Actually, I have a small confession. We use multiple languages in our house. We all speak, on varying levels, Spanish, English, Sign Language, and much smaller portions of Hebrew, Italian, French, and a couple others. We use them to say what we mean. It’s marvelous. A guest in our home may overhear (or, in the case of Sign Language, see) us communicating affection in any given language at any given time. My three year old has caught on and begun to create his own language and words to best express his thoughts and feelings. (On that note, I think most toddlers create language as they too, having been “mute” as babies for so long, enjoy expressing themselves in so many ways.)
Mark Twain said it best, “The difference between the almost right word and the right word is really a large matter—‘tis the difference between the lightning bug and the lightning.”
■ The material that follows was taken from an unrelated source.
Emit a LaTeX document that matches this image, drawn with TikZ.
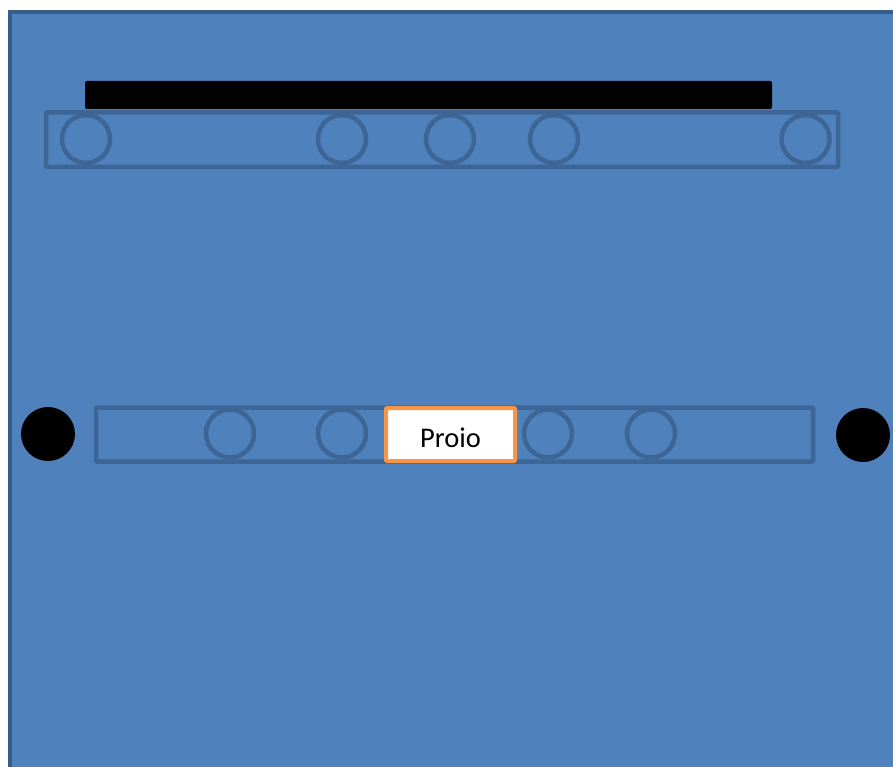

I will conclude this little dedication to the word with a “word” of caution. Many people have been hurt by words. Many have been so hurt that, sadly, words hold little value because the action behind them proved to be truer. I have experienced this loss of assurance in words handed to me as well. I have come to the realization that it is not the word that is false, but the heart of the person wielding it. Thus, I have chosen to be a person whose words speak their intention, speak the truth of my heart, so that my deeds are in accordance.
Nathaniel Hawthorne summed it up well when he said, “Words—so innocent and powerless as they are, as standing in a dictionary, how potent for good and evil they become, in the hands of one who knows how to combine them!”
May we choose to be people of profound integrity, honoring the gift of language that we have been given, being good ambassadors of our endowment of verbal understandings, and self-controlled enough to employ them at the best possible time in the best possible way. “A word out of season may mar a whole life” (Greek Saying).